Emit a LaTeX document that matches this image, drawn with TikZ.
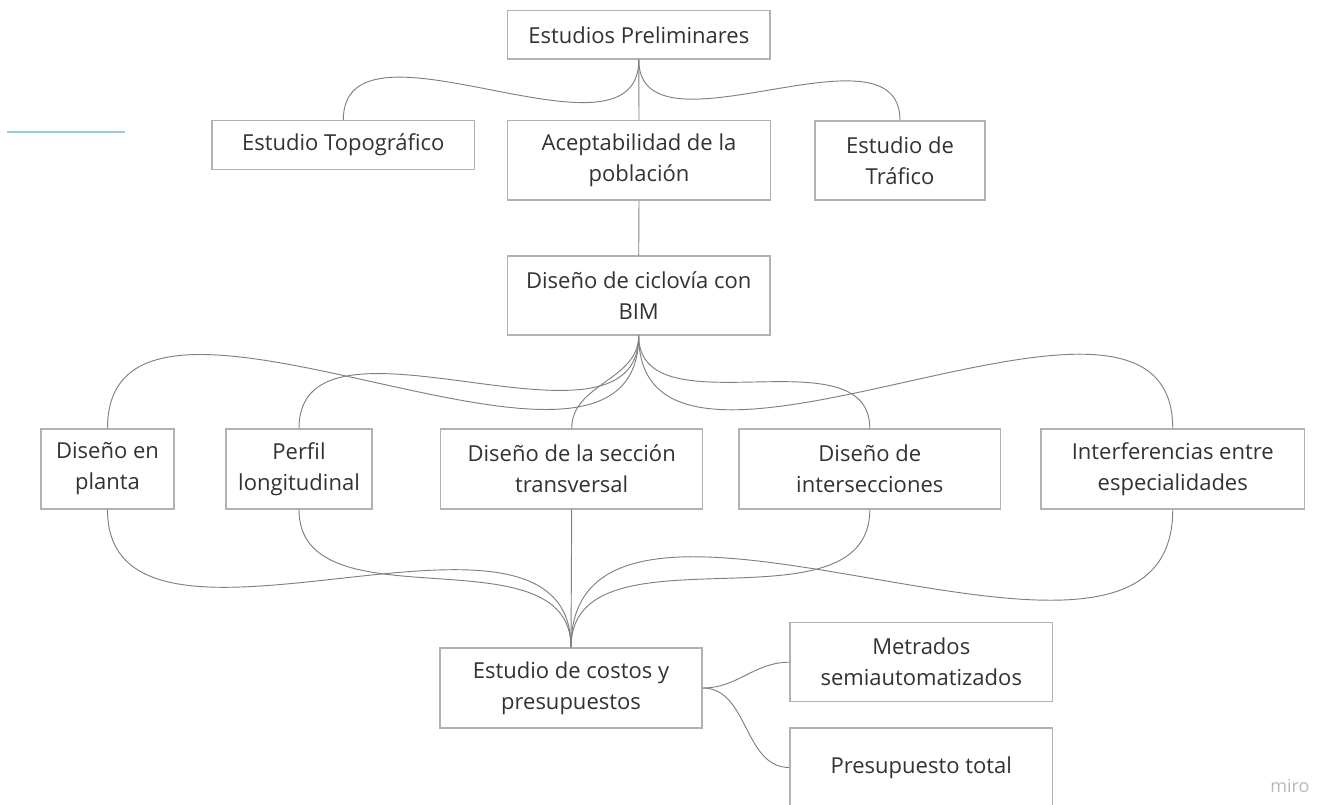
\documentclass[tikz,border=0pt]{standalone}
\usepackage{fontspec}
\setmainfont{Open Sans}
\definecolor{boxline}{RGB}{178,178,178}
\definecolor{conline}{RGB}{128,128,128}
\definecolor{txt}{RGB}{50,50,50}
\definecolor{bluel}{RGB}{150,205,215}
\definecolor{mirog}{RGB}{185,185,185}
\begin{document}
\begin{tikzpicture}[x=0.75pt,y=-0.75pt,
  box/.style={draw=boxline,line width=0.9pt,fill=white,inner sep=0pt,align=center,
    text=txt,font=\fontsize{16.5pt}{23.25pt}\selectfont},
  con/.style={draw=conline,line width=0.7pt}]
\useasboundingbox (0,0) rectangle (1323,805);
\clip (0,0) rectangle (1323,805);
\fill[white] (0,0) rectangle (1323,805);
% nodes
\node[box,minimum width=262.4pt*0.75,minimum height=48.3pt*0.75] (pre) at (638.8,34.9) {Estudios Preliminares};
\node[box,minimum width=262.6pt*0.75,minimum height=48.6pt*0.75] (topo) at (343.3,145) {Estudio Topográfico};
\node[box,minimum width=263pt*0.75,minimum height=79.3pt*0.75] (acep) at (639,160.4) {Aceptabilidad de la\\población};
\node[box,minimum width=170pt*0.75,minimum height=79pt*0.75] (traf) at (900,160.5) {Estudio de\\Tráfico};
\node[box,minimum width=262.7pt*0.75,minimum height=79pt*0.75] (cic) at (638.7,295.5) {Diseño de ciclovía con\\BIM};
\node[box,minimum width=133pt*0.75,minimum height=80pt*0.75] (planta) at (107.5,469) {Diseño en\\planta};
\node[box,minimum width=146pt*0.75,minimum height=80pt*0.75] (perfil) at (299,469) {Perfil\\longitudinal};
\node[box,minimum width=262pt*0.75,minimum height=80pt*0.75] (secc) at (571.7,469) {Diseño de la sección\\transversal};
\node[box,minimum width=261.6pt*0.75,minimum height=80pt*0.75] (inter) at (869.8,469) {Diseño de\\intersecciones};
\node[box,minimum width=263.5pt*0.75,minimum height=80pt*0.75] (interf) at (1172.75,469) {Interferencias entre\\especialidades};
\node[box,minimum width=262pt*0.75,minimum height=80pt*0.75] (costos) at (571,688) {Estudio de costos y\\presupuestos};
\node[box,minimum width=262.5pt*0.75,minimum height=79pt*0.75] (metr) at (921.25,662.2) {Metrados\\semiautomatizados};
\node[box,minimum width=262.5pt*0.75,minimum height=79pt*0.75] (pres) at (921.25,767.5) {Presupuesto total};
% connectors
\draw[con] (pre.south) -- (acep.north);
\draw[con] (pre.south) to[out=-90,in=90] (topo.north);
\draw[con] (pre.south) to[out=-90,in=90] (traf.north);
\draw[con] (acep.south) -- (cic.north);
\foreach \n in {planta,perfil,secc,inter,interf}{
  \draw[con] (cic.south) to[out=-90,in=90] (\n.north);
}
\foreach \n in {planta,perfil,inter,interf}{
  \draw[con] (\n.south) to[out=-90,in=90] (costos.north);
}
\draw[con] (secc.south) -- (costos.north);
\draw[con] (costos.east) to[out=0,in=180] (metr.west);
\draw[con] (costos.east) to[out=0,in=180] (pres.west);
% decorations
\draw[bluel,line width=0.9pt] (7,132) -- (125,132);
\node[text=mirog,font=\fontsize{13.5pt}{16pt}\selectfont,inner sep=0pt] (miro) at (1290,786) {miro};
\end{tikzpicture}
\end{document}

┄┄┄┄┄┄

PROBLEM TO SOLVE:
Return each line of the data, keeping its wording exact and omitting pictures.

RESULT OF THE TASK:
Emit a LaTeX document that matches this image, drawn with TikZ.
\documentclass[tikz,border=0pt]{standalone}
\usepackage{fontspec}
\setmainfont{Open Sans}
\definecolor{boxline}{RGB}{178,178,178}
\definecolor{conline}{RGB}{128,128,128}
\definecolor{txt}{RGB}{50,50,50}
\definecolor{bluel}{RGB}{150,205,215}
\definecolor{mirog}{RGB}{185,185,185}
\begin{document}
\begin{tikzpicture}[x=0.75pt,y=-0.75pt,
  box/.style={draw=boxline,line width=0.9pt,fill=white,inner sep=0pt,align=center,
    text=txt,font=\fontsize{16.5pt}{23.25pt}\selectfont},
  con/.style={draw=conline,line width=0.7pt}]
\useasboundingbox (0,0) rectangle (1323,805);
\clip (0,0) rectangle (1323,805);
\fill[white] (0,0) rectangle (1323,805);
% nodes
\node[box,minimum width=262.4pt*0.75,minimum height=48.3pt*0.75] (pre) at (638.8,34.9) {Estudios Preliminares};
\node[box,minimum width=262.6pt*0.75,minimum height=48.6pt*0.75] (topo) at (343.3,145) {Estudio Topográfico};
\node[box,minimum width=263pt*0.75,minimum height=79.3pt*0.75] (acep) at (639,160.4) {Aceptabilidad de la\\población};
\node[box,minimum width=170pt*0.75,minimum height=79pt*0.75] (traf) at (900,160.5) {Estudio de\\Tráfico};
\node[box,minimum width=262.7pt*0.75,minimum height=79pt*0.75] (cic) at (638.7,295.5) {Diseño de ciclovía con\\BIM};
\node[box,minimum width=133pt*0.75,minimum height=80pt*0.75] (planta) at (107.5,469) {Diseño en\\planta};
\node[box,minimum width=146pt*0.75,minimum height=80pt*0.75] (perfil) at (299,469) {Perfil\\longitudinal};
\node[box,minimum width=262pt*0.75,minimum height=80pt*0.75] (secc) at (571.7,469) {Diseño de la sección\\transversal};
\node[box,minimum width=261.6pt*0.75,minimum height=80pt*0.75] (inter) at (869.8,469) {Diseño de\\intersecciones};
\node[box,minimum width=263.5pt*0.75,minimum height=80pt*0.75] (interf) at (1172.75,469) {Interferencias entre\\especialidades};
\node[box,minimum width=262pt*0.75,minimum height=80pt*0.75] (costos) at (571,688) {Estudio de costos y\\presupuestos};
\node[box,minimum width=262.5pt*0.75,minimum height=79pt*0.75] (metr) at (921.25,662.2) {Metrados\\semiautomatizados};
\node[box,minimum width=262.5pt*0.75,minimum height=79pt*0.75] (pres) at (921.25,767.5) {Presupuesto total};
% connectors
\draw[con] (pre.south) -- (acep.north);
\draw[con] (pre.south) to[out=-90,in=90] (topo.north);
\draw[con] (pre.south) to[out=-90,in=90] (traf.north);
\draw[con] (acep.south) -- (cic.north);
\foreach \n in {planta,perfil,secc,inter,interf}{
  \draw[con] (cic.south) to[out=-90,in=90] (\n.north);
}
\foreach \n in {planta,perfil,inter,interf}{
  \draw[con] (\n.south) to[out=-90,in=90] (costos.north);
}
\draw[con] (secc.south) -- (costos.north);
\draw[con] (costos.east) to[out=0,in=180] (metr.west);
\draw[con] (costos.east) to[out=0,in=180] (pres.west);
% decorations
\draw[bluel,line width=0.9pt] (7,132) -- (125,132);
\node[text=mirog,font=\fontsize{13.5pt}{16pt}\selectfont,inner sep=0pt] (miro) at (1290,786) {miro};
\end{tikzpicture}
\end{document}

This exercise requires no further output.